The game begins as the ship ... well it's not really in top condition yet. There's tremendous amounts of work that still needs to be done. However, it is at least in a condition where it passes certification to be flown. Well okay, it passes the infamously lax inspection of Federation which allows the ship to do business in the Imperium for a year before it must be certified to comply with Imperial inspection codes (which are much more strictly enforced). This kind of "dodging" is common in this area but it gives the players a years to raise further capital to allow them to actually get the ship pass inspection the Imperium (their immediate goal).
 
Dark Matter - differing personalities who've lost their memories, but have to hang together, because they'll hang separately, since the universe is more or less against them.

So in other words, recognized interdependency.
 
I just saw a similar thread elsewhere, and one beginning stuck with me: "The wedding was nice, and you met so many interesting people at the reception...."

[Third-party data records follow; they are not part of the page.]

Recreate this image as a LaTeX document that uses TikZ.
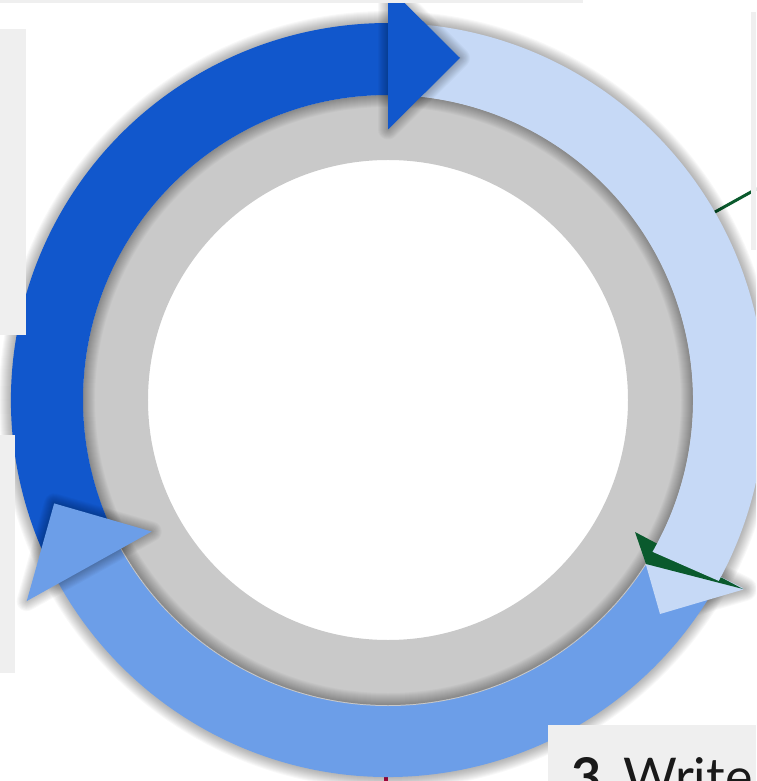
\documentclass[tikz,border=0pt]{standalone}
\usepackage{fontspec}
\newfontfamily\lato{Lato}
\usetikzlibrary{calc}
\definecolor{dbc}{HTML}{1157CC}
\definecolor{lbc}{HTML}{C6D9F6}
\definecolor{mbc}{HTML}{6C9EE8}
\definecolor{ringc}{HTML}{C9C9C9}
\definecolor{panelc}{HTML}{EFEFEF}
\definecolor{greenc}{HTML}{0A5A2D}
\definecolor{crimc}{HTML}{C8104E}
\begin{document}
\begin{tikzpicture}[x=1pt,y=1pt,
  shadstroke/.style={draw=black,draw opacity=0.028,line join=round},
  panel/.style={fill=panelc}]
\useasboundingbox (-388,-381) rectangle (368,400);
\clip (-388,-381) rectangle (368,400);

% named corner points of the arrow heads
\coordinate (dbw1) at (0,270.5);
\coordinate (dbw2) at (0,413.5);
\coordinate (dbt) at (72,342);
\coordinate (mbw1) at (209.1:270.5);
\coordinate (mbw2) at (209.1:413.5);
\coordinate (mbt) at ($(209.1:342)+(119.1:72)$);
\coordinate (lbw1) at (249.6,-135.6);
\coordinate (lbw2) at (357,-189);
\coordinate (lbt) at (272,-214);

% connectors lying under the ring
\coordinate (g1a) at (309,178);
\coordinate (g1b) at (372,213);
\draw[greenc,line width=3pt] (g1a) -- (g1b);
\coordinate (c1a) at (-2.5,-360);
\coordinate (c1b) at (-2.5,-390);
\draw[crimc,line width=4pt] (c1a) -- (c1b);

% outer shadow of the arrow ring
\foreach \k in {1,...,12}{\draw[shadstroke,line width=2*\k pt] (0,0) circle[radius=377];}
\foreach \k in {1,...,12}{\draw[shadstroke,line width=2*\k pt] (lbw1) -- (lbw2) -- (lbt) -- cycle;}

% medium blue band
\fill[mbc] (-30.5:377) arc[start angle=-30.5,end angle=-151.2,radius=377]
  -- (-151.2:305) arc[start angle=-151.2,end angle=-30.5,radius=305] -- cycle;

% light blue head (under the grey ring)
\begin{scope}
\clip (-400,-400) rectangle (355,420);
\fill[lbc] (lbw1) -- (lbw2) -- (lbt) -- cycle;
\end{scope}

% grey ring
\fill[ringc,even odd rule] (0,0) circle[radius=306] (0,0) circle[radius=240];
\begin{scope}
\clip (0,0) circle[radius=305];
\foreach \k in {1,...,12}{\draw[shadstroke,line width=2*\k pt] (0,0) circle[radius=305];}
\end{scope}

% green arrow
\begin{scope}
\clip (-400,-400) rectangle (355,420);
\coordinate (gp) at (247,-132);
\coordinate (ga) at (258,-164);
\coordinate (gb) at (355,-189);
\fill[greenc] (gp) -- (ga) -- (gb) -- cycle;
\end{scope}

% light blue band
\fill[lbc] (88:377) arc[start angle=88,end angle=-28.68,radius=377]
  -- (-29.85:305) arc[start angle=-29.85,end angle=88,radius=305] -- cycle;

% dark blue band
\fill[dbc] (206:377) arc[start angle=206,end angle=89.5,radius=377]
  -- (89.5:305) arc[start angle=89.5,end angle=206,radius=305] -- cycle;

% dark blue head
\foreach \k in {1,...,10}{\draw[shadstroke,line width=2*\k pt] (dbw1) -- (dbw2) -- (dbt) -- cycle;}
\fill[dbc] (dbw1) -- (dbw2) -- (dbt) -- cycle;

% medium blue head
\foreach \k in {1,...,10}{\draw[shadstroke,line width=2*\k pt] (mbw1) -- (mbw2) -- (mbt) -- cycle;}
\fill[mbc] (mbw1) -- (mbw2) -- (mbt) -- cycle;

% panels
\fill[panel] (-388,397) rectangle (195,400);
\fill[panel] (-388,65) rectangle (-362,371);
\fill[panel] (-388,-273) rectangle (-373,-35);
\fill[panel] (363,150) rectangle (368,388);
\fill[panel] (160,-381) rectangle (368,-325);
\node[anchor=base west,inner sep=0pt,text=black!90,font=\lato\fontsize{52}{52}\selectfont] (t3) at (183,-395.4) {\textbf{3}.\hspace{-8pt} Write};
\end{tikzpicture}
\end{document}
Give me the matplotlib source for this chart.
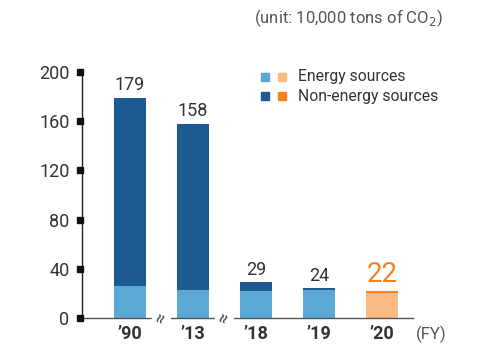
import matplotlib.pyplot as plt
import numpy as np

# CO2 emissions by fiscal year (unit: 10,000 tons)
years = ["\u201990", "\u201913", "\u201918", "\u201919", "\u201920"]
energy = [26, 23, 22, 22.5, 20]
non_energy = [153, 135, 7, 1.5, 2]
totals = [179, 158, 29, 24, 22]
y_ticks = [0, 40, 80, 120, 160, 200]

BLUE_LIGHT = "#5ba8d4"
BLUE_DARK = "#1d5a92"
ORANGE_LIGHT = "#f9bb82"
ORANGE = "#f5821f"
TEXT = "#333333"

plt.rcParams['font.family'] = ['Roboto', 'DejaVu Sans']

fig = plt.figure(figsize=(4.78, 3.46), dpi=100)
ax = fig.add_axes([82 / 478, 28 / 346, 331 / 478, 246 / 346])

x = np.arange(len(years))
c_low = [BLUE_LIGHT] * 4 + [ORANGE_LIGHT]
c_high = [BLUE_DARK] * 4 + [ORANGE]
ax.bar(x, energy, width=0.51, color=c_low, zorder=2)
ax.bar(x, non_energy, bottom=energy, width=0.51, color=c_high, zorder=2)

for i, t in enumerate(totals):
    if i == len(totals) - 1:
        ax.text(i, t + 2, str(t), ha="center", va="bottom", fontsize=20, color=ORANGE)
    else:
        ax.text(i, t + 3, str(t), ha="center", va="bottom", fontsize=13, color=TEXT)

ax.set_xlim(-0.762, 4.49)
ax.set_ylim(0, 200)
for s in ["top", "right"]:
    ax.spines[s].set_visible(False)
ax.spines["left"].set_color("#222222")
ax.spines["left"].set_linewidth(1.0)
ax.spines["bottom"].set_color("#555555")
ax.spines["bottom"].set_linewidth(1.0)

# y ticks as small black squares
ax.set_yticks(y_ticks)
ax.tick_params(axis="y", length=0, pad=9, labelsize=13, labelcolor=TEXT)
ax.plot([-0.006] * len(y_ticks), y_ticks, "s", color="#111111", markersize=4.5,
        transform=ax.get_yaxis_transform(), clip_on=False, zorder=5)

ax.set_xticks(x)
ax.set_xticklabels(years, fontsize=13, fontweight="bold", color=TEXT)
ax.tick_params(axis="x", length=0, pad=5)
ax.text(4.78, -6, "(FY)", ha="center", va="top", fontsize=12, color="#555555",
        clip_on=False)

# axis break marks
for bx in [0.5, 1.5]:
    ax.text(bx, 0, "\u2248", rotation=70, ha="center", va="center", fontsize=13,
            color="#444444", zorder=6,
            bbox=dict(boxstyle="square,pad=0.0", fc="white", ec="none"))

# legend
sq = 7.5
for row, (lbl, c1, c2) in enumerate([("Energy sources", BLUE_LIGHT, ORANGE_LIGHT),
                                      ("Non-energy sources", BLUE_DARK, ORANGE)]):
    y = 346 - (77 + row * 19)
    fig.patches.append(plt.Rectangle(((265 - sq / 2) / 478, (y - sq / 2) / 346), sq / 478,
                                     sq / 346, transform=fig.transFigure, color=c1))
    fig.patches.append(plt.Rectangle(((282 - sq / 2) / 478, (y - sq / 2) / 346), sq / 478,
                                     sq / 346, transform=fig.transFigure, color=c2))
    fig.text(298 / 478, y / 346, lbl, ha="left", va="center", fontsize=11.3, color=TEXT)

fig.text(443 / 478, 328 / 346, "(unit: 10,000 tons of CO$_2$)", ha="right", va="center",
         fontsize=12, color="#555555")

fig.savefig("out.png", dpi=100)
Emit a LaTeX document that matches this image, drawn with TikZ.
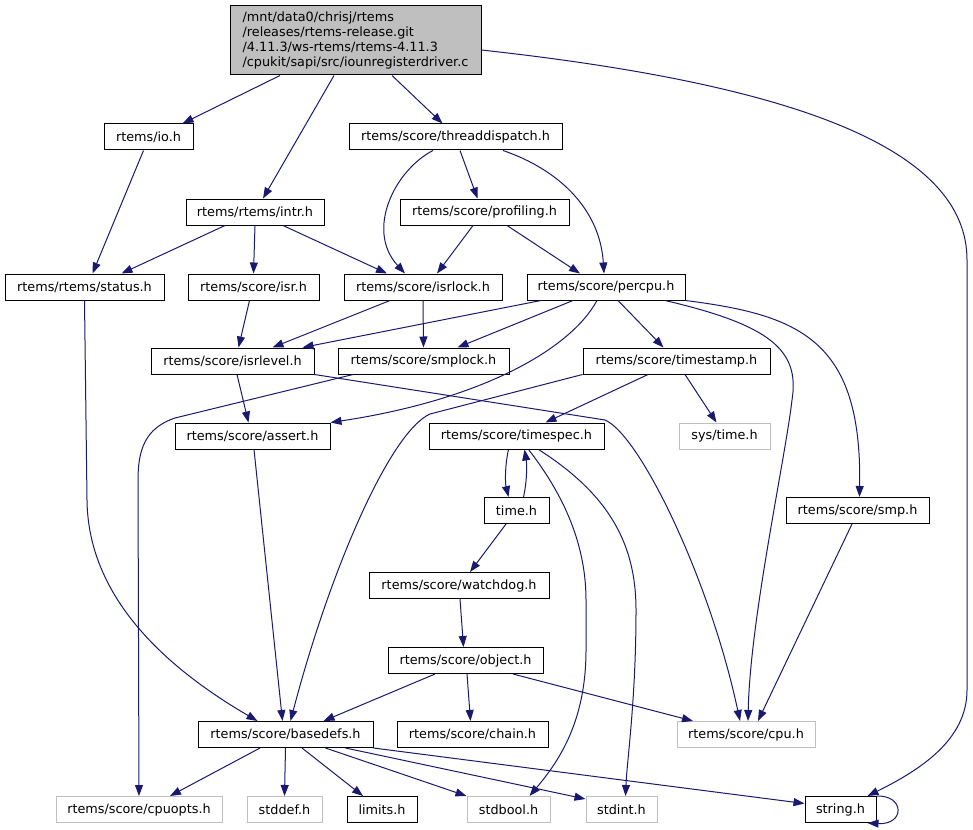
\documentclass[tikz,border=0pt]{standalone}
\usepackage{fontspec}
\setmainfont{DejaVu Sans}
\usetikzlibrary{arrows.meta}
\definecolor{edgeblue}{HTML}{191970}
\definecolor{extgray}{HTML}{BFBFBF}
\begin{document}
\begin{tikzpicture}[x=1pt, y=-1pt, >={Triangle[length=11pt,width=8pt]},
    hdr/.style={draw=black, fill=white, line width=1pt, minimum height=26pt, inner sep=0pt, font=\fontsize{12.8}{14.7}\selectfont},
    ext/.style={hdr, draw=extgray},
    dep/.style={->, draw=edgeblue, line width=1pt}]
\useasboundingbox (0,0) rectangle (973,829);

\node[hdr, fill=extgray, minimum width=251pt, minimum height=69pt, align=left] (main) at (355.5,40.5)
    {/mnt/data0/chrisj/rtems\\/releases/rtems-release.git\\/4.11.3/ws-rtems/rtems-4.11.3\\/cpukit/sapi/src/iounregisterdriver.c};

\node[hdr, minimum width=89pt] (io) at (148.5,137) {rtems/io.h};
\node[hdr, minimum width=213pt] (thd) at (455.5,137) {rtems/score/threaddispatch.h};
\node[hdr, minimum width=138pt] (intr) at (255,212) {rtems/rtems/intr.h};
\node[hdr, minimum width=169pt] (prof) at (484.5,212) {rtems/score/profiling.h};
\node[hdr, minimum width=159pt] (status) at (84.5,287) {rtems/rtems/status.h};
\node[hdr, minimum width=131pt] (isr) at (253.5,287) {rtems/score/isr.h};
\node[hdr, minimum width=158pt] (isrlock) at (423,287) {rtems/score/isrlock.h};
\node[hdr, minimum width=158pt] (percpu) at (606,287) {rtems/score/percpu.h};
\node[hdr, minimum width=163pt] (isrlevel) at (232.5,361) {rtems/score/isrlevel.h};
\node[hdr, minimum width=171pt] (smplock) at (423.5,361) {rtems/score/smplock.h};
\node[hdr, minimum width=187pt] (tstamp) at (676.5,361) {rtems/score/timestamp.h};
\node[hdr, minimum width=155pt] (assert) at (252.5,436) {rtems/score/assert.h};
\node[hdr, minimum width=175pt] (tspec) at (516.5,436) {rtems/score/timespec.h};
\node[ext, minimum width=91pt] (systime) at (724.5,436) {sys/time.h};
\node[hdr, minimum width=65pt] (time) at (516.5,510.5) {time.h};
\node[hdr, minimum width=143pt] (smp) at (857.5,510.5) {rtems/score/smp.h};
\node[hdr, minimum width=180pt] (watchdog) at (459,585.5) {rtems/score/watchdog.h};
\node[hdr, minimum width=155pt] (object) at (465.5,660.5) {rtems/score/object.h};
\node[hdr, minimum width=175pt] (basedefs) at (285.5,734.5) {rtems/score/basedefs.h};
\node[hdr, minimum width=151pt] (chain) at (472.5,734.5) {rtems/score/chain.h};
\node[ext, minimum width=138pt] (cpu) at (746,734.5) {rtems/score/cpu.h};
\node[ext, minimum width=166pt] (cpuopts) at (139,809.5) {rtems/score/cpuopts.h};
\node[ext, minimum width=75pt] (stddef) at (284.5,809.5) {stddef.h};
\node[hdr, minimum width=70pt] (limits) at (382,809.5) {limits.h};
\node[ext, minimum width=83pt] (stdbool) at (508.5,809.5) {stdbool.h};
\node[ext, minimum width=71pt] (stdint) at (621.5,809.5) {stdint.h};
\node[hdr, minimum width=71pt] (string) at (840.5,809.5) {string.h};

% straight includes: from/shift/to/shift
\foreach \a/\sa/\b/\sb in {main/-75.5/io/34, main/-21.5/intr/8, main/36.5/thd/-13,
    io/-5/status/8, thd/4.5/prof/-7, intr/-30/status/37, intr/0/isr/0,
    intr/28/isrlock/-36, prof/-11.5/isrlock/14, prof/22.5/percpu/-26,
    isr/-4/isrlevel/6, isrlock/-33/isrlevel/40, isrlock/0/smplock/0,
    percpu/-65/isrlevel/70, percpu/-33/smplock/34, percpu/12/tstamp/-13,
    isrlevel/4.5/assert/-4, assert/1.5/basedefs/-3, tstamp/-28.5/tspec/29,
    tstamp/8.5/systime/-8, time/-10.5/watchdog/11, watchdog/1/object/-2,
    object/-30.5/basedefs/38, object/1.5/chain/-2, object/47.5/cpu/-53,
    smp/-5.5/cpu/12, basedefs/-25.5/cpuopts/31, basedefs/0/stddef/0,
    basedefs/16.5/limits/-19}
{
    \draw[dep] ([xshift=\sa]\a.south) -- ([xshift=\sb]\b.north);
}

% curved includes
\draw[dep] ([yshift=-9.5]main.east) .. controls (800,85) and (967,150) .. (967,260) -- (967,690)
    .. controls (967,740) and (920,770) .. ([xshift=27]string.north);
\draw[dep] ([xshift=-22.5]thd.south) .. controls (395,170) and (365,230) .. ([xshift=-18]isrlock.north);
\draw[dep] ([xshift=47.5]thd.south) .. controls (560,170) and (600,210) .. ([xshift=-2]percpu.north);
\draw[dep] (status.south) -- (87,500) .. controls (88,600) and (170,670) .. ([xshift=-28]basedefs.north);
\draw[dep] ([xshift=-9]percpu.south) .. controls (570,350) and (480,400) .. (assert.north east);
\draw[dep] ([xshift=59]percpu.south) .. controls (770,325) and (800,350) .. (792,400)
    .. controls (785,460) and (750,620) .. ([xshift=2]cpu.north);
\draw[dep] (percpu.south east) .. controls (800,315) and (862,340) .. ([xshift=2]smp.north);
\draw[dep] (isrlevel.south east) -- (605,420) .. controls (640,435) and (710,580) .. ([xshift=-6]cpu.north);
\draw[dep] ([xshift=-70.5]smplock.south) -- (175,418) .. controls (145,428) and (138,450) .. (138,480) -- (cpuopts.north);
\draw[dep] (tstamp.south west) -- (430,414) .. controls (390,432) and (330,570) .. ([xshift=5]basedefs.north);
\draw[dep] ([xshift=-8]tspec.south) .. controls (505,465) and (505,482) .. ([xshift=-8]time.north);
\draw[dep] ([xshift=7]time.north) .. controls (527,482) and (527,465) .. ([xshift=8]tspec.south);
\draw[dep] ([xshift=12]tspec.south) .. controls (560,490) and (586,540) .. (586,600) -- (586,650)
    .. controls (586,720) and (560,760) .. ([xshift=21]stdbool.north);
\draw[dep] ([xshift=22]tspec.south) .. controls (610,495) and (636,545) .. (636,610)
    .. controls (636,700) and (627,760) .. ([xshift=4]stdint.north);
\draw[dep] ([xshift=40]basedefs.south) -- (stdbool.north west);
\draw[dep] ([xshift=60]basedefs.south) -- ([yshift=-3]stdint.north west);
\draw[dep] (basedefs.south east) -- ([yshift=6]string.west);
\draw[dep] (string.north east) .. controls (905,795) and (905,825) .. ([xshift=-9]string.south east);
\end{tikzpicture}
\end{document}
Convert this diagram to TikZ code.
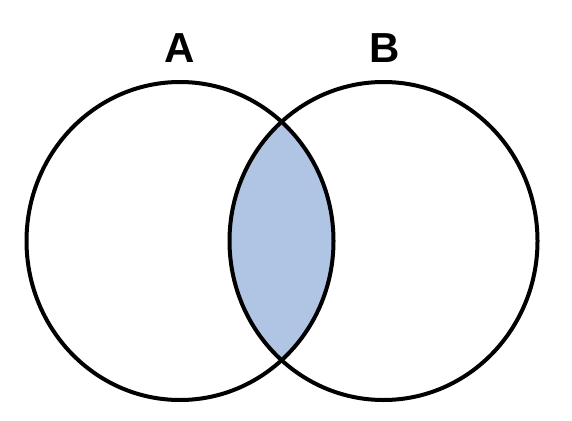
\documentclass[tikz,border=0pt]{standalone}
\usepackage{fontspec}
\setmainfont{Liberation Sans}
\definecolor{lens}{HTML}{B0C4E4}
\tikzset{
  setline/.style={line width=4pt, draw=black},
  setlabel/.style={font=\fontsize{42}{42}\selectfont\bfseries, inner sep=0pt, anchor=base}
}
\begin{document}
\begin{tikzpicture}[x=1pt,y=-1pt]
\useasboundingbox (0,0) rectangle (572,420);
\coordinate (ca) at (180,241);
\coordinate (cb) at (383.5,241);
\begin{scope}
  \clip (ca) ellipse [x radius=153.5, y radius=159];
  \fill[lens] (cb) ellipse [x radius=154, y radius=159];
\end{scope}
\draw[setline] (ca) ellipse [x radius=153.5, y radius=159];
\draw[setline] (cb) ellipse [x radius=154, y radius=159];
\node[setlabel] (la) at (180,63) {A};
\node[setlabel] (lb) at (385,63) {B};
\end{tikzpicture}
\end{document}
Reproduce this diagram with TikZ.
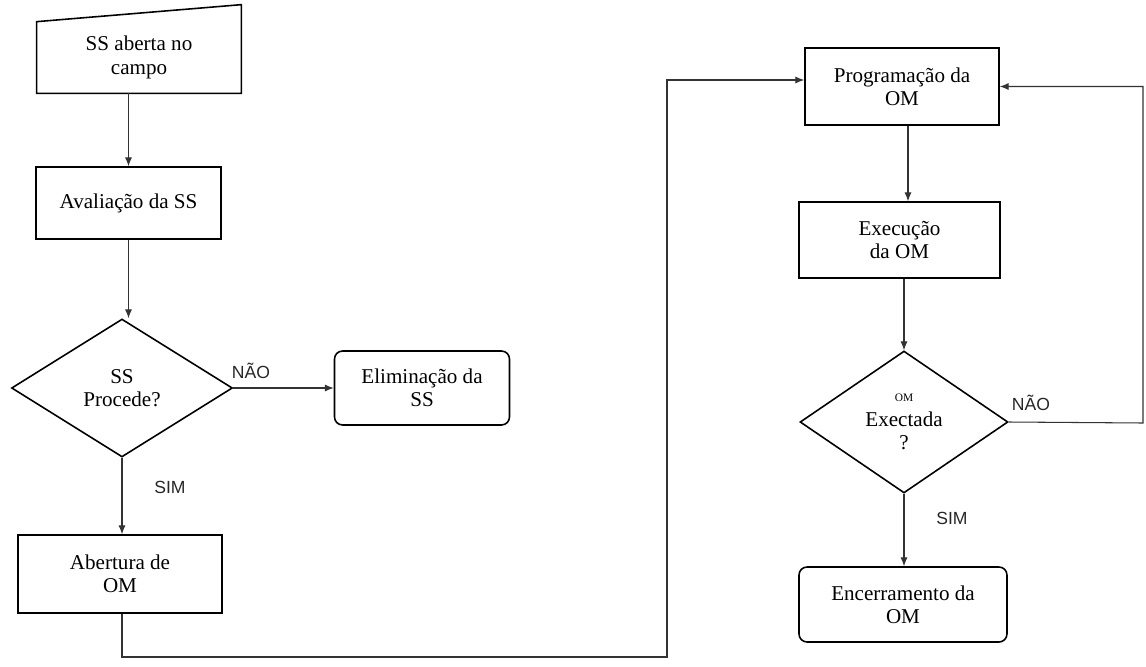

Lots of people come to weddings with different connections to the happy couple (threesome, foursome, depending on world, of course).
 
I get some inspiration from book writing sites, I've found good suggestions on how to start and progress through a story. I'd think some videogames would have good beginnings too.

Part of this is the kind of group you're playing with. The players have as much of an investment in the stories told as does the referee and I see no harm encouraging them to come up with an opening scene.